Morava na Residência Universitária e dividia quarto com outras quatro
meninas. A convivência era boa entre elas e as outras 19 meninas que habitavam
o conjunto (no total eram 24). Os detalhes são pessoais demais. Todavia as
conquistas não, essas são públicas, e vigoram e beneficiam estudantes até hoje.
Depois de diversos anos de luta, a geração dela finalmente conseguiu
conquistar o café da manhã para os residentes. Não pode ser coincidência que
após mais de 18 anos de luta a vitória só tenha chegado junto com ela.
Seus olhos contornados com lápis de olho preto cintilam ao lembrar desse
momento, entretanto, recusa-se a admitir que sua presença tenha sido
significativa para o acontecido, humilde. A partir daí, estava feito. O adesivo
colado em sua camiseta de botões cor de ébano, perfeita para disfarçar o busto
avantajado, revela uma das bandeiras que levanta em nome de seu partido. Revela
uma necessidade de lutar pelo que acredita. Revela a Amanda Política.
Mas e a Amanda cidadã? A Amanda do dia a dia? Essa se esconde por trás
de redondos cachos castanhos, dentro de sua própria casa. Ama ficar em casa,
infelizmente a correria de sua vida impossibilita que isso aconteça com a
frequência que deseja.
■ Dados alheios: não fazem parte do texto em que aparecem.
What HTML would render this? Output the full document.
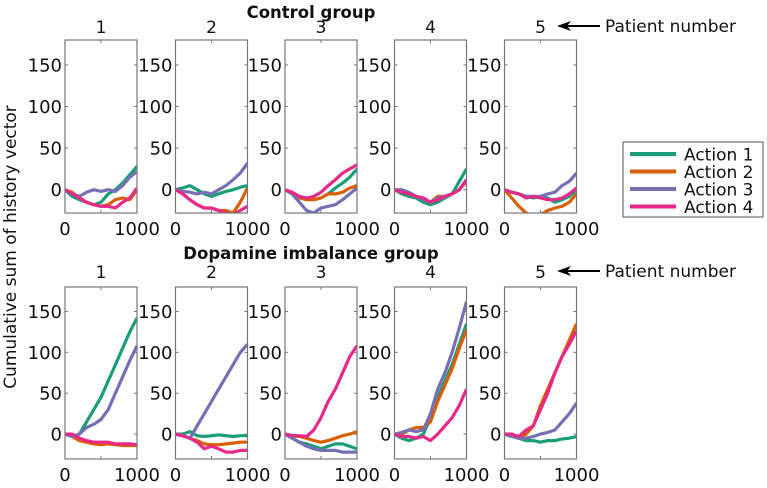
<!DOCTYPE html>
<html><head><meta charset="utf-8"><style>
body{margin:0;background:#fff}
svg text{font-family:"DejaVu Sans","Liberation Sans",sans-serif;fill:#111}
</style></head><body>
<svg id="chart" width="767" height="483" xmlns="http://www.w3.org/2000/svg"></svg>
<script>
const xs=[0,100,200,300,400,500,600,700,800,900,1000];
const actionNames=["Action 1","Action 2","Action 3","Action 4"];
const colors=["#1b9e77","#d95f02","#7570b3","#e7298a"];
const yTicks=[0,50,100,150];
const xTicks=[0,1000];
const patientLabels=["1","2","3","4","5"];
const control=[
 [[0,-8,-12,-15,-18,-15,-5,0,8,18,28],[0,-3,-10,-15,-18,-20,-18,-12,-10,-12,0],[0,-5,-8,-3,0,-2,0,-2,5,15,22],[0,-5,-10,-15,-18,-20,-20,-22,-15,-10,2]],
 [[0,2,5,0,-5,-8,-5,-2,0,3,5],[0,-5,-12,-18,-22,-22,-25,-25,-28,-15,2],[0,-2,-3,-5,-3,-5,0,5,12,20,32],[0,-5,-12,-18,-22,-22,-25,-28,-30,-25,-20]],
 [[0,-5,-8,-10,-12,-10,-5,2,8,15,25],[0,-5,-10,-12,-12,-10,-5,-5,-3,2,5],[0,-5,-15,-25,-28,-22,-20,-18,-12,-5,2],[0,-3,-8,-10,-8,-3,5,12,20,25,30]],
 [[0,-5,-8,-10,-15,-18,-15,-10,-5,10,25],[0,-3,-5,-8,-10,-15,-8,-8,-5,0,10],[0,0,-3,-8,-12,-15,-10,-8,-5,0,12],[0,-3,-5,-8,-10,-15,-12,-8,-5,0,12]],
 [[0,-3,-5,-8,-10,-8,-10,-15,-12,-8,0],[0,-10,-20,-28,-32,-30,-25,-22,-20,-15,-5],[0,-3,-5,-8,-8,-8,-5,-3,5,10,20],[0,-3,-5,-10,-8,-10,-12,-12,-10,-5,2]]
];
const dopamine=[
 [[0,-3,0,15,30,45,65,85,105,125,142],[0,-3,-8,-10,-12,-13,-12,-13,-14,-14,-14],[0,-3,0,8,12,18,30,50,70,90,108],[0,0,-5,-8,-10,-10,-10,-12,-12,-12,-13]],
 [[0,0,3,-2,-3,-2,-1,-2,-3,-2,-2],[0,-2,-5,-8,-12,-13,-13,-12,-11,-10,-10],[0,-2,-5,10,25,40,55,70,85,100,110],[0,-2,-5,-10,-18,-15,-18,-22,-22,-20,-20]],
 [[0,-5,-10,-12,-15,-18,-15,-12,-12,-15,-18],[0,-2,-3,-5,-8,-10,-8,-5,-2,0,3],[0,-5,-10,-15,-18,-20,-20,-20,-22,-22,-22],[0,-2,-2,-3,5,20,40,55,75,95,108]],
 [[0,-5,-8,-5,0,20,45,65,85,110,135],[0,0,5,8,8,15,40,60,80,105,128],[0,2,5,3,5,25,55,75,100,130,162],[0,-3,-3,-5,-3,-8,0,10,20,35,55]],
 [[0,-3,-5,-8,-8,-10,-8,-8,-6,-5,-3],[0,0,-5,0,10,35,55,75,95,115,135],[0,-3,-5,-5,-3,0,2,5,15,25,38],[0,0,-3,5,10,30,50,75,95,110,126]]
];
const NS="http://www.w3.org/2000/svg";
const svg=document.getElementById('chart');
function mk(t,a,p){const e=document.createElementNS(NS,t);for(const k in a)e.setAttribute(k,a[k]);(p||svg).appendChild(e);return e;}
function txt(s,x,y,a,p){const e=mk('text',Object.assign({x:x,y:y},a),p);e.textContent=s;return e;}
const lefts=[65,175.5,285,394.5,504.5];const W=72;
const rows=[{data:control,top:40,bot:213,ymin:-28,ymax:180,title:"Control group",ty:18,ny:33,name:"control"},
 {data:dopamine,top:287,bot:459,ymin:-30.5,ymax:180,title:"Dopamine imbalance group",ty:259,ny:278,name:"dopamine"}];
const defs=mk('defs',{});
rows.forEach((r,ri)=>{
 const gt=txt(r.title,311,r.ty,{'text-anchor':'middle','font-size':'16.5','font-weight':'bold'});
 
 
 r.data.forEach((series,pi)=>{
  const L=lefts[pi],R=L+W;
  const X=v=>L+(v/1000)*W;
  const Y=v=>r.bot-(v-r.ymin)/(r.ymax-r.ymin)*(r.bot-r.top);
  const g=mk('g',{});
  
  
  const cid='c'+ri+pi;
  const cp=mk('clipPath',{id:cid},defs);mk('rect',{x:L,y:r.top,width:W,height:r.bot-r.top},cp);
  const t=txt(patientLabels[pi],(L+R)/2,r.ny,{'text-anchor':'middle','font-size':'17'},g);
  
  
  yTicks.forEach(v=>{
   mk('line',{x1:L,x2:L+3,y1:Y(v),y2:Y(v),stroke:'#777','stroke-width':1},g);
   mk('line',{x1:R,x2:R-3,y1:Y(v),y2:Y(v),stroke:'#777','stroke-width':1},g);
   const yl=txt(String(v),L-3,Y(v)+6.5,{'text-anchor':'end','font-size':'18'},g);
   
   
  });
  [500].forEach(v=>{mk('line',{x1:X(v),x2:X(v),y1:r.bot,y2:r.bot-3,stroke:'#777'},g);mk('line',{x1:X(v),x2:X(v),y1:r.top,y2:r.top+3,stroke:'#777'},g);});
  xTicks.forEach(v=>{const xl=txt(String(v),X(v),r.bot+22,{'text-anchor':'middle','font-size':'18'},g);
   
   });
  const lg=mk('g',{'clip-path':'url(#'+cid+')'},g);
  series.forEach((vals,si)=>{
   const d=vals.map((v,i)=>(i?'L':'M')+X(xs[i]).toFixed(1)+','+Y(v).toFixed(1)).join('');
   const p=mk('path',{d:d,fill:'none',stroke:colors[si],'stroke-width':3.2,'stroke-linejoin':'round'},lg);
   
   
  });
  mk('rect',{x:L,y:r.top,width:W,height:r.bot-r.top,fill:'none',stroke:'#777','stroke-width':1.2},g);
 });
 const pn=txt('Patient number',605,r.ny-1,{'font-size':'17'});
 
 
 mk('line',{x1:600,x2:565,y1:r.ny-7,y2:r.ny-7,stroke:'#000','stroke-width':2});
 mk('path',{d:`M557,${r.ny-7}L571,${r.ny-12}L567,${r.ny-7}L571,${r.ny-2}Z`,fill:'#000'});
});
const yl=txt('Cumulative sum of history vector',0,0,{'text-anchor':'middle','font-size':'17',transform:'translate(16,247) rotate(-90)'});


const leg=mk('g',{});


mk('rect',{x:623,y:142,width:140,height:75,fill:'#fff',stroke:'#555','stroke-width':1},leg);
actionNames.forEach((n,i)=>{
 const y=154+i*17.5;
 mk('line',{x1:630,x2:676,y1:y,y2:y,stroke:colors[i],'stroke-width':4},leg);
 const e=txt(n,684,y+6.5,{'font-size':'17'},leg);
 
 
});
</script>
</body></html>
Impossibilita que a Amanda possa desvincular-se por
algumas horas do seu eu político para aproveitar os momentos com as amigas, que
tanto a cobram e brigam por causa de sua ausência, e com a família. Essa Amanda
que ama ir à praia e comer chocolate, muito chocolate, não pode se deixar
transparecer demais, precisa manter a compostura.
Sua rotina é imprevisível, não tem hora para começar nem para terminar.
E ainda exige grande preparação psicológica. Isso porque não é fácil para a
Amanda Política segurar a Amanda cidadã comum quando seus colegas vereadores tentam
desmoralizá-la nas sessões da câmara. É difícil se controlar, manter a calma,
não dizer o que realmente gostaria. É difícil não ser só a Amanda.
O significado de ser só a Amanda ainda continua um enigma indecifrável.
Ser só a Amanda pode ser viver sem ambições, como ela conta, sendo inclusive
esta a razão para não se sentir tentada à participar dos esquemas ilícitos da
política. Ela não domina a arte da imaginação, do planejamento, da visualização
do futuro, por isso não tem projetos.
Talvez a Amanda tenha, entretanto ela é mantida bem guardada, bem
caladinha, só se mostrando de vez em quando durante a entrevista, quando a
vereadora se descuida e deixa escapar um pouco mais. É difícil ter que se
guardar, todavia é necessário.
As mãos delicadas, com unhas tingidas de vermelho
vinho, estão ausentes de aliança. Seu amor não está em outra pessoa, ele está
refletido na sociedade e nela mesma. Seu amor é a luta pelos direitos, pelas pessoas.
Ela começa a ficar inquieta, checar o relógio. Tem um
reunião em 15 minutos. O tempo acabou.